Start of Entries provided
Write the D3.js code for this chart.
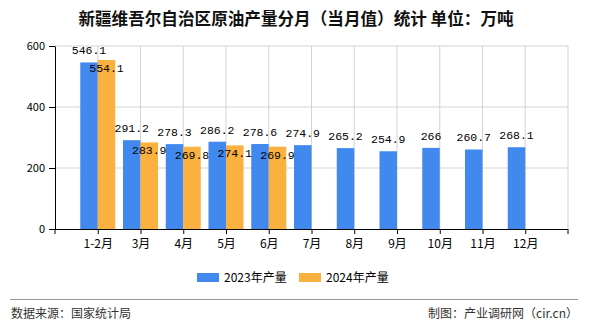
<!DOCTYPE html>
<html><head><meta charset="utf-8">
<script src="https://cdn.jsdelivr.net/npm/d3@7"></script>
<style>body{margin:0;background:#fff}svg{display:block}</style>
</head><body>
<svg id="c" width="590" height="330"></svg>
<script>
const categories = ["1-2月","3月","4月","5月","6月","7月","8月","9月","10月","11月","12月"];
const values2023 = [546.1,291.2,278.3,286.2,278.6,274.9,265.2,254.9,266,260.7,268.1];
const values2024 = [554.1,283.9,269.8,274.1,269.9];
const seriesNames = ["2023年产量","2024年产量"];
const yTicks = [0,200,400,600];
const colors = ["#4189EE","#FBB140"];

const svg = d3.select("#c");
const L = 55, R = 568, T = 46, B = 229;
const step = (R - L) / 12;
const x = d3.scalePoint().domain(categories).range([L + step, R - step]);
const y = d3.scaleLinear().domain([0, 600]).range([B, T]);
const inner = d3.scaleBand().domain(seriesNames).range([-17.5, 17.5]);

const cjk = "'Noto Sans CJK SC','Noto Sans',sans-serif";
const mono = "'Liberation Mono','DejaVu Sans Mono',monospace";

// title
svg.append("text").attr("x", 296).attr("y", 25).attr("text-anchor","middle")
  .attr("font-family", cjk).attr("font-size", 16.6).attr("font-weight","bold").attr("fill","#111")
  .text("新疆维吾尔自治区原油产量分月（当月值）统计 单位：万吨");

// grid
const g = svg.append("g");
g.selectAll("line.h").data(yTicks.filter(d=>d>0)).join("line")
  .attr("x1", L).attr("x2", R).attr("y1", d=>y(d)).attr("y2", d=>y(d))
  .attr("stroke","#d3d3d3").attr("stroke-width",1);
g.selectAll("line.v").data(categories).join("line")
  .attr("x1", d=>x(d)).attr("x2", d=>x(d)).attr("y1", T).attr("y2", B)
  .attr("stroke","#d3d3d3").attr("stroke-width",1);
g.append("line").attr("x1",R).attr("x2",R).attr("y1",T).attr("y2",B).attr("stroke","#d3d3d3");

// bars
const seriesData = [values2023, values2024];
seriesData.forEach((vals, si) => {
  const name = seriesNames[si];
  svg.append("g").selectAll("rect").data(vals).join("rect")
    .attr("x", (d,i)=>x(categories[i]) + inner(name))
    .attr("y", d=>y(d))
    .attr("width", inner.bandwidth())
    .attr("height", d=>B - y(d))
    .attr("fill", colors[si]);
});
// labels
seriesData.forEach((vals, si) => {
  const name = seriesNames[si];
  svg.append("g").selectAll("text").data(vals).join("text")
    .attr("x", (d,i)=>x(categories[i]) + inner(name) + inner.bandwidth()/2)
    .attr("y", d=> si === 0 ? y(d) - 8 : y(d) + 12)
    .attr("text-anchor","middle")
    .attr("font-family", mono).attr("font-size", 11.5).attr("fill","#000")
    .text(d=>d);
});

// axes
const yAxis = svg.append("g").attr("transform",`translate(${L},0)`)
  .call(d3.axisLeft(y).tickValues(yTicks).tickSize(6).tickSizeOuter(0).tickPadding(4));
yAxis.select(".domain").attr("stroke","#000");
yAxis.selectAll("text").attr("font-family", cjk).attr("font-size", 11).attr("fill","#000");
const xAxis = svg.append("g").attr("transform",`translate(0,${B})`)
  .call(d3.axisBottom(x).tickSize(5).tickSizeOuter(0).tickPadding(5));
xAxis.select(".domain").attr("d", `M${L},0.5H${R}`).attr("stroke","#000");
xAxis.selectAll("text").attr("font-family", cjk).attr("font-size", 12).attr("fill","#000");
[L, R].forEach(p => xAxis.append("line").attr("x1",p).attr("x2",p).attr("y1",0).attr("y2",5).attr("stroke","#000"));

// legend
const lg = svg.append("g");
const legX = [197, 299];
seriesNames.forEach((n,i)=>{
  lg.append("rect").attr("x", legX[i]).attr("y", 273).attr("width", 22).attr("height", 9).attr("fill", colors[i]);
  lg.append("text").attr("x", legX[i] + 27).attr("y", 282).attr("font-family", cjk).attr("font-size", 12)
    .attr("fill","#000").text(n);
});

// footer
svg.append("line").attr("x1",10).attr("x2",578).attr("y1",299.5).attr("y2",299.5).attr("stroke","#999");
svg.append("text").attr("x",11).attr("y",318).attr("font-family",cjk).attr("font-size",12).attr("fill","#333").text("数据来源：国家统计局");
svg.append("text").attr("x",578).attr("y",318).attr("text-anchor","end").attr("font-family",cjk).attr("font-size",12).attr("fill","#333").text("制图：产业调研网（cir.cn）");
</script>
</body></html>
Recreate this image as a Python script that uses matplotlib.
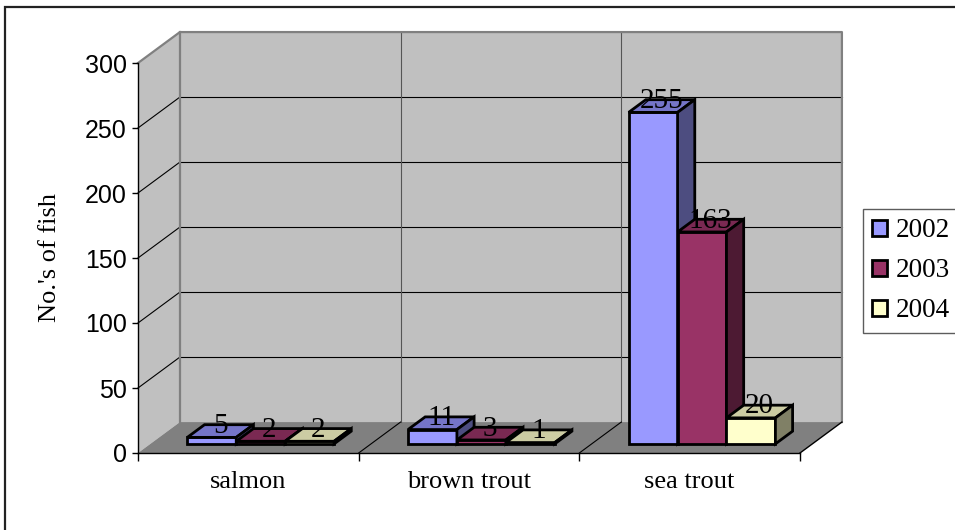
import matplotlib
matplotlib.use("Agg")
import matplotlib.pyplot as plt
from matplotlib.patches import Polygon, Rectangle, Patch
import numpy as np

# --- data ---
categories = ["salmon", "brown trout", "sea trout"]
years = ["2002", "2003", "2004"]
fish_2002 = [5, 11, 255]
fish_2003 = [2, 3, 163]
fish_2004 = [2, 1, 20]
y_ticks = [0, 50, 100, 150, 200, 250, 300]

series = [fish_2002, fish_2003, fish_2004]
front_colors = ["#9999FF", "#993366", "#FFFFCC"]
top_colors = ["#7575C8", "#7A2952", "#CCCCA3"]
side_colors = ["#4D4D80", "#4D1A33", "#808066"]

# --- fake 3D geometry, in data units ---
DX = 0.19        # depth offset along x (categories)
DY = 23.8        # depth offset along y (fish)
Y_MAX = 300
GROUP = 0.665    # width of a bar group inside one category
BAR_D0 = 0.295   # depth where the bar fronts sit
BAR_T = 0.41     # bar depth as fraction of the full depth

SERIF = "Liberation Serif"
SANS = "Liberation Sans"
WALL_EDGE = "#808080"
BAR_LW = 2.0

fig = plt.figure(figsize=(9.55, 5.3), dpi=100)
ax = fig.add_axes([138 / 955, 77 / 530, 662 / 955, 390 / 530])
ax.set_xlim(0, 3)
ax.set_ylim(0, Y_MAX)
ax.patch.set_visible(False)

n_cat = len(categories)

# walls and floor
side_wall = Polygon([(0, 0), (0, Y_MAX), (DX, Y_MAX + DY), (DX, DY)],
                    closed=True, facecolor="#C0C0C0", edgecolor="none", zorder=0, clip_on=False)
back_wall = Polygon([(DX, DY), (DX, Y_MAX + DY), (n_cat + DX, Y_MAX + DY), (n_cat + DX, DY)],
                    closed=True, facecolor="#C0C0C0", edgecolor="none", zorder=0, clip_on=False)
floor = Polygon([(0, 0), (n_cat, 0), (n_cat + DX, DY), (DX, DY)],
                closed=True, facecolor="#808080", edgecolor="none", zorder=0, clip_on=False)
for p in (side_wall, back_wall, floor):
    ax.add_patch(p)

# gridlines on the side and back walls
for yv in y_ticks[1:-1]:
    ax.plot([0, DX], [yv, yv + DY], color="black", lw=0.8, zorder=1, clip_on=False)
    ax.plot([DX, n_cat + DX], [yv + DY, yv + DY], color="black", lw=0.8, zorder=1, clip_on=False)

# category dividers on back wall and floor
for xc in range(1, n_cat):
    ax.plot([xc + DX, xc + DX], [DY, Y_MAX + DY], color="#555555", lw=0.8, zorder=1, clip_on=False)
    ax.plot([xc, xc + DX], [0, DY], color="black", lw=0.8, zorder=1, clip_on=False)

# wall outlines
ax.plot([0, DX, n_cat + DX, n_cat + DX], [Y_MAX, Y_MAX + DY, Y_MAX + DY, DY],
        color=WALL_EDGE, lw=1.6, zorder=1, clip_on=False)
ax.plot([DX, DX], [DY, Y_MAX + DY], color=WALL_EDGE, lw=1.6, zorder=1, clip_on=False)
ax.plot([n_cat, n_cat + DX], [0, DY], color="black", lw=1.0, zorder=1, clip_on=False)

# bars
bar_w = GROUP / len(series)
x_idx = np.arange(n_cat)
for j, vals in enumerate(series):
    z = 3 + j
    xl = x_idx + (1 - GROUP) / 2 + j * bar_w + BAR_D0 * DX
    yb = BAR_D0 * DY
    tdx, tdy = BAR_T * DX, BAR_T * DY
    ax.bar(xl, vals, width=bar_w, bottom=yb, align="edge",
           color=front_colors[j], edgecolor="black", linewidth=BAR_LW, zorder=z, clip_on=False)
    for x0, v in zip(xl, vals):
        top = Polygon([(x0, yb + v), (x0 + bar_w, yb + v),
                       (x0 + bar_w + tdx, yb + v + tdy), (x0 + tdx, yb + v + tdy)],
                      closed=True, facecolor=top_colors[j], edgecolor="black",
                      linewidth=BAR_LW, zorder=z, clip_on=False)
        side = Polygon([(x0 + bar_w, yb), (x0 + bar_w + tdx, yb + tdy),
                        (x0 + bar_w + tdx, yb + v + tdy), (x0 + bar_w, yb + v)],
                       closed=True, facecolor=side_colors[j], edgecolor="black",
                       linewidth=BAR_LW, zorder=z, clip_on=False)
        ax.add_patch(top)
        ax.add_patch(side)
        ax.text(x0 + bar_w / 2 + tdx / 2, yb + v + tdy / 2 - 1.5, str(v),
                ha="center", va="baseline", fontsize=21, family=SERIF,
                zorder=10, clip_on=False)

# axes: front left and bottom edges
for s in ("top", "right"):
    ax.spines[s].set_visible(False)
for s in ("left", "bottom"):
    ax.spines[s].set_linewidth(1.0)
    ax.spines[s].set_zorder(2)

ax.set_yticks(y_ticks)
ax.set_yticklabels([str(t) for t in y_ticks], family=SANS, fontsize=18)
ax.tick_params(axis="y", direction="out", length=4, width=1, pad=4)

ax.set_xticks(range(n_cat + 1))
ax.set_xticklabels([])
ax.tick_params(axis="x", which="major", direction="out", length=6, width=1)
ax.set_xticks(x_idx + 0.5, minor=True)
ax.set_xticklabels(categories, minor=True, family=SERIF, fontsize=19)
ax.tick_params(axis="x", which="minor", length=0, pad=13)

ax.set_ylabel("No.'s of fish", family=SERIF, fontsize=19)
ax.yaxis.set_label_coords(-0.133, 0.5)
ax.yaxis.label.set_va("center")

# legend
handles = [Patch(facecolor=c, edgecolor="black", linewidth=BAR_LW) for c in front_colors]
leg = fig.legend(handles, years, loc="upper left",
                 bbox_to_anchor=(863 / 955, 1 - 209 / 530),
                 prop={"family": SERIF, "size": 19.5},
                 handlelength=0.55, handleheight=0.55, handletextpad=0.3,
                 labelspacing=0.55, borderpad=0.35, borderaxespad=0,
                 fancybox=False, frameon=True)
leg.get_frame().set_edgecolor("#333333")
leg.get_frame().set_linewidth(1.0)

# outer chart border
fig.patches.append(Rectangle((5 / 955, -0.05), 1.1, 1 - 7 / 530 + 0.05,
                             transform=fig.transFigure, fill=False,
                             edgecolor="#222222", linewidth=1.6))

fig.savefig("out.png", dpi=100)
End of Entries provided
Only the lines from "Recreate this image" through "import numpy as np" should appear in your output, copied exactly with both end lines, and with no pictures.

### Exercise response
Recreate this image as a Python script that uses matplotlib.
import matplotlib
matplotlib.use("Agg")
import matplotlib.pyplot as plt
from matplotlib.patches import Polygon, Rectangle, Patch
import numpy as np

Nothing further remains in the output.